____ Exercise input

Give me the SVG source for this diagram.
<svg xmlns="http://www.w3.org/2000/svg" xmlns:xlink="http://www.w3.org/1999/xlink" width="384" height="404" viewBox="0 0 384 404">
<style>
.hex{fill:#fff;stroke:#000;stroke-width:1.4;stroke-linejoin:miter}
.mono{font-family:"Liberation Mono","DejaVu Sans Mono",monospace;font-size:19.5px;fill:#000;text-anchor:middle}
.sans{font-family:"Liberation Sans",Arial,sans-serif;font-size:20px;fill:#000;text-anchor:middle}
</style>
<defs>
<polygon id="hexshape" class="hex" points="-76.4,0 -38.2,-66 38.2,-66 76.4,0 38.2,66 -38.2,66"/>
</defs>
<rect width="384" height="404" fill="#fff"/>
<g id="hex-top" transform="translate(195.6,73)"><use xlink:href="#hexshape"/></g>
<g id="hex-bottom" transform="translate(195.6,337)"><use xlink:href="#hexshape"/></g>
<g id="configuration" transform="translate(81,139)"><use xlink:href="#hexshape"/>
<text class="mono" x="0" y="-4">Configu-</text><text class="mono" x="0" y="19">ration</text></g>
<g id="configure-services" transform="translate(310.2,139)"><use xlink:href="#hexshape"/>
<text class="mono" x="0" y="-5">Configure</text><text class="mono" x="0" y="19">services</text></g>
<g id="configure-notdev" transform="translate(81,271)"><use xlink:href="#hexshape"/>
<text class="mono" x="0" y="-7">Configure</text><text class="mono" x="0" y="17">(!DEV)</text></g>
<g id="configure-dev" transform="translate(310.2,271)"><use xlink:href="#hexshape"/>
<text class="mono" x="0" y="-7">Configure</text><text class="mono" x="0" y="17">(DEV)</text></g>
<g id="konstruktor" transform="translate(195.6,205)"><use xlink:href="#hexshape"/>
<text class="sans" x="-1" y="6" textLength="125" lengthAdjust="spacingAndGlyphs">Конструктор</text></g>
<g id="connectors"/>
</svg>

________
____ Exercise input

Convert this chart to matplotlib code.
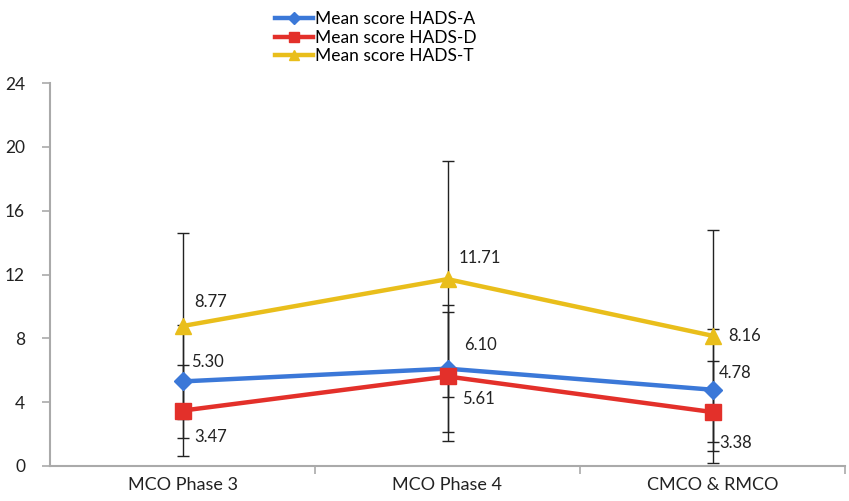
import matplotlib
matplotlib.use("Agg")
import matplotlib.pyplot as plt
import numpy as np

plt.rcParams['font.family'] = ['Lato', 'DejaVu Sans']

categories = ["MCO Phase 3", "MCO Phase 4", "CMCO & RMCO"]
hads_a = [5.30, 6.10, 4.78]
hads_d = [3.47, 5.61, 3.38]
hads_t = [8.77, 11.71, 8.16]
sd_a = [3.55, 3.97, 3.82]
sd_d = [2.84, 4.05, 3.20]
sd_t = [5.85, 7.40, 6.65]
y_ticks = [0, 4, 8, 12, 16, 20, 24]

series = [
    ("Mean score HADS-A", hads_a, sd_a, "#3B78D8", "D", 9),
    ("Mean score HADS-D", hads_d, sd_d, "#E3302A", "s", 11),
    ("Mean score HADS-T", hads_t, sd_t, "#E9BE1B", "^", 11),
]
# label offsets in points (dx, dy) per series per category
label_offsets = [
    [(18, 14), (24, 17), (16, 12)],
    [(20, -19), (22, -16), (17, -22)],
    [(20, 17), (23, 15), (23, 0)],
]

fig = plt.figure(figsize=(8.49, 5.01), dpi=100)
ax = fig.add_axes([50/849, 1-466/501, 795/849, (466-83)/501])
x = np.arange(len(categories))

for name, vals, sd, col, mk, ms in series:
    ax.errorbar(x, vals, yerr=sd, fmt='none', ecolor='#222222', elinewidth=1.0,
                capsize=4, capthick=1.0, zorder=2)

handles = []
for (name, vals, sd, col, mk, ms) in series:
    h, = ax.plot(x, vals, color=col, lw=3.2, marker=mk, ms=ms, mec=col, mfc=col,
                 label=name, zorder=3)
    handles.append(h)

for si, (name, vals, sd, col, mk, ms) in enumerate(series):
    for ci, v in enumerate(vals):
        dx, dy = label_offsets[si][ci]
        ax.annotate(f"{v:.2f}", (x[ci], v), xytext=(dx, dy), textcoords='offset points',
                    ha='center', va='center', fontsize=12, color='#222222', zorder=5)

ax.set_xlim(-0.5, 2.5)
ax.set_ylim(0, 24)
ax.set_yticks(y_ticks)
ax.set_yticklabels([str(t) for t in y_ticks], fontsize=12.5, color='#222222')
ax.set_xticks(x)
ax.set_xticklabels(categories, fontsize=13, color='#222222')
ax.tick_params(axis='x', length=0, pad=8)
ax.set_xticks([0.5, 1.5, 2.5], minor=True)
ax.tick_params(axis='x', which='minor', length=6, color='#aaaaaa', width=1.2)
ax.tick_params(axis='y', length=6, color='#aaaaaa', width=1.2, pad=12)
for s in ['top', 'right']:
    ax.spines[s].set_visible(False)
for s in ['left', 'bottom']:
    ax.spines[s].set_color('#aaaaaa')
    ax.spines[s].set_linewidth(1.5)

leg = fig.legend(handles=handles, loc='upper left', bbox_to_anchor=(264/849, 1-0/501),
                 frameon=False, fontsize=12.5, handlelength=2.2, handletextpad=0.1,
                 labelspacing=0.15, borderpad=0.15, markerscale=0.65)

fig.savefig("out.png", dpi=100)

________
____ Exercise input

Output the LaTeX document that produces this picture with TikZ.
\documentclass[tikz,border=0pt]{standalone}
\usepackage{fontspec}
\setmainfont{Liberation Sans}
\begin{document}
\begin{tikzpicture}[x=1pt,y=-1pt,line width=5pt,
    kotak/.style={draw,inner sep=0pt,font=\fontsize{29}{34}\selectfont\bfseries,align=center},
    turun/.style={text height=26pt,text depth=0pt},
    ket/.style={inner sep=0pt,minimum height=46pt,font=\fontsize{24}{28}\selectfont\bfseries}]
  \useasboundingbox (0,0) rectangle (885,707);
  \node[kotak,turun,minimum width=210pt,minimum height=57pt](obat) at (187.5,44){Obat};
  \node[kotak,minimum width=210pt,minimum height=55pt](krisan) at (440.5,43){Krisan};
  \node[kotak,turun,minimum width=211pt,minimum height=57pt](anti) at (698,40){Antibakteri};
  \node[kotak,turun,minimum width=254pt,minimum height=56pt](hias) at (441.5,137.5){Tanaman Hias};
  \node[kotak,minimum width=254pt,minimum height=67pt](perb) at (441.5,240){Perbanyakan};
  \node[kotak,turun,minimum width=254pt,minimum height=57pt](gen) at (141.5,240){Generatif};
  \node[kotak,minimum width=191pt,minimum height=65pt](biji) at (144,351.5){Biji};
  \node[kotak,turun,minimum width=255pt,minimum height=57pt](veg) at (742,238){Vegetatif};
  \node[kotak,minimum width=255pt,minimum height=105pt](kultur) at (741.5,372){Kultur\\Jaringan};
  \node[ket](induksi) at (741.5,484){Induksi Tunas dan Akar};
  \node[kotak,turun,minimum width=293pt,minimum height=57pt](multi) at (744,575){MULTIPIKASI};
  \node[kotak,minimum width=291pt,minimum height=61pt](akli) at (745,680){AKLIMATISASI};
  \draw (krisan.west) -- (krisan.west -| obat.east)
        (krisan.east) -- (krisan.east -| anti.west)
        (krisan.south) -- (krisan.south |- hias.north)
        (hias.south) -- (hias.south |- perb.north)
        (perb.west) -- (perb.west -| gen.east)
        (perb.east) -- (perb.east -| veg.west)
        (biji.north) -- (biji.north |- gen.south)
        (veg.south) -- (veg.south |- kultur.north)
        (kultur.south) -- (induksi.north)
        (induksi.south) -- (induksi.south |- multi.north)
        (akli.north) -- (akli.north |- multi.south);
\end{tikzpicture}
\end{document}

________

▶ _What the exercise asks_: Repeat exactly the lines above, from the line that contains "Convert this chart to matplotlib code." down through the line that contains "plt.rcParams['font.family'] = ['Lato', 'DejaVu". Include both of those lines and none of the pictures.

▶ _Response to the exercise_:
Convert this chart to matplotlib code.
import matplotlib
matplotlib.use("Agg")
import matplotlib.pyplot as plt
import numpy as np

plt.rcParams['font.family'] = ['Lato', 'DejaVu Sans']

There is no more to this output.